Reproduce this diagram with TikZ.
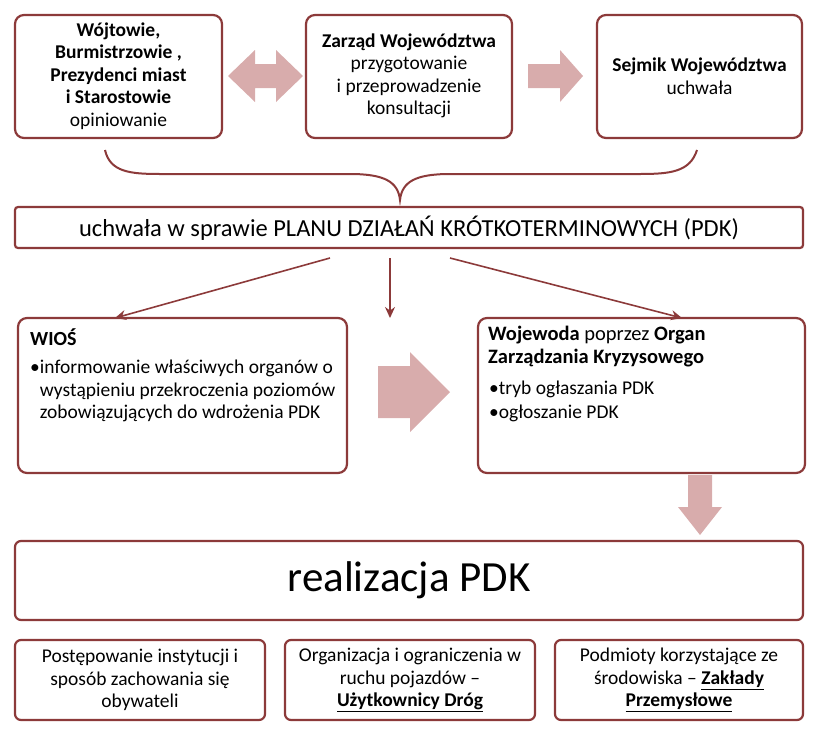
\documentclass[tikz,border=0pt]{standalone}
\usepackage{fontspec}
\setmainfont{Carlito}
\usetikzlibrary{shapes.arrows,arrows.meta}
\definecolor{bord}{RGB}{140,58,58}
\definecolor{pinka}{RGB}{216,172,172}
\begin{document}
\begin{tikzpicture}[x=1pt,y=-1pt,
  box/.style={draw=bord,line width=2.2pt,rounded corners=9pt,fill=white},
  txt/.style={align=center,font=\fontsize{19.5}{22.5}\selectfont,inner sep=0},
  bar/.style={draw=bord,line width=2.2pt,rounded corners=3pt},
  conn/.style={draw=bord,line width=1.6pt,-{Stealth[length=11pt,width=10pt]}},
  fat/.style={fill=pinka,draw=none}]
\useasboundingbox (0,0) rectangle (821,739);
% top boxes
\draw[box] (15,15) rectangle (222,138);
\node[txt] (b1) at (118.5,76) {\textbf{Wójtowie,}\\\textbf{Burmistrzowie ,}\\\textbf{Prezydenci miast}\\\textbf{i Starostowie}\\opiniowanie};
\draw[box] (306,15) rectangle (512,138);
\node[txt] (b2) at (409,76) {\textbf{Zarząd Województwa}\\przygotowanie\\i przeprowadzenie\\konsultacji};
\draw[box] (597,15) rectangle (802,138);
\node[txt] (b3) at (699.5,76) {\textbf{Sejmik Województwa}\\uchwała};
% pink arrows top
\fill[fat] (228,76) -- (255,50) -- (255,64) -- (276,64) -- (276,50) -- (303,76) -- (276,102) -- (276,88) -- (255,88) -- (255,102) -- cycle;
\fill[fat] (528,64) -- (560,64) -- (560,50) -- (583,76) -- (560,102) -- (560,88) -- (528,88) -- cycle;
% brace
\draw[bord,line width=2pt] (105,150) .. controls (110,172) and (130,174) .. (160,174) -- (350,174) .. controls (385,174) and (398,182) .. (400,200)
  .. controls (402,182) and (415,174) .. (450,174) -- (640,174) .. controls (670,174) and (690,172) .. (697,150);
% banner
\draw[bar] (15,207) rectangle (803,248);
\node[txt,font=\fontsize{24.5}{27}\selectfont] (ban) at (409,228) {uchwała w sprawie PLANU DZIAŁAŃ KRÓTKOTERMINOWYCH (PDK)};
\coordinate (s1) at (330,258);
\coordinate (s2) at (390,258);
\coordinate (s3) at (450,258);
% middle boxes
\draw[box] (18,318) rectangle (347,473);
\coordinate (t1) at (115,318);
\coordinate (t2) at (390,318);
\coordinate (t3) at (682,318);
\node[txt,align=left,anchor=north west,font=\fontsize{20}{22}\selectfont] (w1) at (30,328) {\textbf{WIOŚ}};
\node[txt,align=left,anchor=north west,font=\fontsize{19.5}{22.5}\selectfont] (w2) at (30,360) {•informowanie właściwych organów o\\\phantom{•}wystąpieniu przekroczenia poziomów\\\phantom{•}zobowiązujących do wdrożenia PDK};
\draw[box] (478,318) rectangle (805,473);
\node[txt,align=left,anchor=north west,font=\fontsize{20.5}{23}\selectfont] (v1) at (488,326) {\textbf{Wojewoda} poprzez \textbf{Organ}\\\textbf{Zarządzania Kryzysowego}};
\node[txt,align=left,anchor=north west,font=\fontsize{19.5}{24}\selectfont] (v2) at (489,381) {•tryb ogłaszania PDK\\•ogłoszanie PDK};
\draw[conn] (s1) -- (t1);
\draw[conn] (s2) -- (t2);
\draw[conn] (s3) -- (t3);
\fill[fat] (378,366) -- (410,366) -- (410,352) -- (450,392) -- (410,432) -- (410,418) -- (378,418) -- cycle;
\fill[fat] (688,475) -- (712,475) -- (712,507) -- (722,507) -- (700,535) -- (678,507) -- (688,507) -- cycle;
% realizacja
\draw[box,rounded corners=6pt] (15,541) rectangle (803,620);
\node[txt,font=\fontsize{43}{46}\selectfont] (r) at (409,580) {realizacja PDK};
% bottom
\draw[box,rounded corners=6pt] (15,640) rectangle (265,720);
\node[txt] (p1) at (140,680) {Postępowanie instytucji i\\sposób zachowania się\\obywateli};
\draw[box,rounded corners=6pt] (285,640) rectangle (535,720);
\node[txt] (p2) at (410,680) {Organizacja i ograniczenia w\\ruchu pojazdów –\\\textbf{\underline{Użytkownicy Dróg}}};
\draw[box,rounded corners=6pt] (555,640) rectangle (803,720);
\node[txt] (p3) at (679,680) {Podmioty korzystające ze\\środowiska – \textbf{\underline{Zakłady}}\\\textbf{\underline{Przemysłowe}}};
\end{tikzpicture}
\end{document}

◇ ◇ ◇

-- PROBLEM TO SOLVE --
Images should not appear in the copy; retype the listing above exactly.

-- ANSWER IN FULL --
Reproduce this diagram with TikZ.
\documentclass[tikz,border=0pt]{standalone}
\usepackage{fontspec}
\setmainfont{Carlito}
\usetikzlibrary{shapes.arrows,arrows.meta}
\definecolor{bord}{RGB}{140,58,58}
\definecolor{pinka}{RGB}{216,172,172}
\begin{document}
\begin{tikzpicture}[x=1pt,y=-1pt,
  box/.style={draw=bord,line width=2.2pt,rounded corners=9pt,fill=white},
  txt/.style={align=center,font=\fontsize{19.5}{22.5}\selectfont,inner sep=0},
  bar/.style={draw=bord,line width=2.2pt,rounded corners=3pt},
  conn/.style={draw=bord,line width=1.6pt,-{Stealth[length=11pt,width=10pt]}},
  fat/.style={fill=pinka,draw=none}]
\useasboundingbox (0,0) rectangle (821,739);
% top boxes
\draw[box] (15,15) rectangle (222,138);
\node[txt] (b1) at (118.5,76) {\textbf{Wójtowie,}\\\textbf{Burmistrzowie ,}\\\textbf{Prezydenci miast}\\\textbf{i Starostowie}\\opiniowanie};
\draw[box] (306,15) rectangle (512,138);
\node[txt] (b2) at (409,76) {\textbf{Zarząd Województwa}\\przygotowanie\\i przeprowadzenie\\konsultacji};
\draw[box] (597,15) rectangle (802,138);
\node[txt] (b3) at (699.5,76) {\textbf{Sejmik Województwa}\\uchwała};
% pink arrows top
\fill[fat] (228,76) -- (255,50) -- (255,64) -- (276,64) -- (276,50) -- (303,76) -- (276,102) -- (276,88) -- (255,88) -- (255,102) -- cycle;
\fill[fat] (528,64) -- (560,64) -- (560,50) -- (583,76) -- (560,102) -- (560,88) -- (528,88) -- cycle;
% brace
\draw[bord,line width=2pt] (105,150) .. controls (110,172) and (130,174) .. (160,174) -- (350,174) .. controls (385,174) and (398,182) .. (400,200)
  .. controls (402,182) and (415,174) .. (450,174) -- (640,174) .. controls (670,174) and (690,172) .. (697,150);
% banner
\draw[bar] (15,207) rectangle (803,248);
\node[txt,font=\fontsize{24.5}{27}\selectfont] (ban) at (409,228) {uchwała w sprawie PLANU DZIAŁAŃ KRÓTKOTERMINOWYCH (PDK)};
\coordinate (s1) at (330,258);
\coordinate (s2) at (390,258);
\coordinate (s3) at (450,258);
% middle boxes
\draw[box] (18,318) rectangle (347,473);
\coordinate (t1) at (115,318);
\coordinate (t2) at (390,318);
\coordinate (t3) at (682,318);
\node[txt,align=left,anchor=north west,font=\fontsize{20}{22}\selectfont] (w1) at (30,328) {\textbf{WIOŚ}};
\node[txt,align=left,anchor=north west,font=\fontsize{19.5}{22.5}\selectfont] (w2) at (30,360) {•informowanie właściwych organów o\\\phantom{•}wystąpieniu przekroczenia poziomów\\\phantom{•}zobowiązujących do wdrożenia PDK};
\draw[box] (478,318) rectangle (805,473);
\node[txt,align=left,anchor=north west,font=\fontsize{20.5}{23}\selectfont] (v1) at (488,326) {\textbf{Wojewoda} poprzez \textbf{Organ}\\\textbf{Zarządzania Kryzysowego}};
\node[txt,align=left,anchor=north west,font=\fontsize{19.5}{24}\selectfont] (v2) at (489,381) {•tryb ogłaszania PDK\\•ogłoszanie PDK};
\draw[conn] (s1) -- (t1);
\draw[conn] (s2) -- (t2);
\draw[conn] (s3) -- (t3);
\fill[fat] (378,366) -- (410,366) -- (410,352) -- (450,392) -- (410,432) -- (410,418) -- (378,418) -- cycle;
\fill[fat] (688,475) -- (712,475) -- (712,507) -- (722,507) -- (700,535) -- (678,507) -- (688,507) -- cycle;
% realizacja
\draw[box,rounded corners=6pt] (15,541) rectangle (803,620);
\node[txt,font=\fontsize{43}{46}\selectfont] (r) at (409,580) {realizacja PDK};
% bottom
\draw[box,rounded corners=6pt] (15,640) rectangle (265,720);
\node[txt] (p1) at (140,680) {Postępowanie instytucji i\\sposób zachowania się\\obywateli};
\draw[box,rounded corners=6pt] (285,640) rectangle (535,720);
\node[txt] (p2) at (410,680) {Organizacja i ograniczenia w\\ruchu pojazdów –\\\textbf{\underline{Użytkownicy Dróg}}};
\draw[box,rounded corners=6pt] (555,640) rectangle (803,720);
\node[txt] (p3) at (679,680) {Podmioty korzystające ze\\środowiska – \textbf{\underline{Zakłady}}\\\textbf{\underline{Przemysłowe}}};
\end{tikzpicture}
\end{document}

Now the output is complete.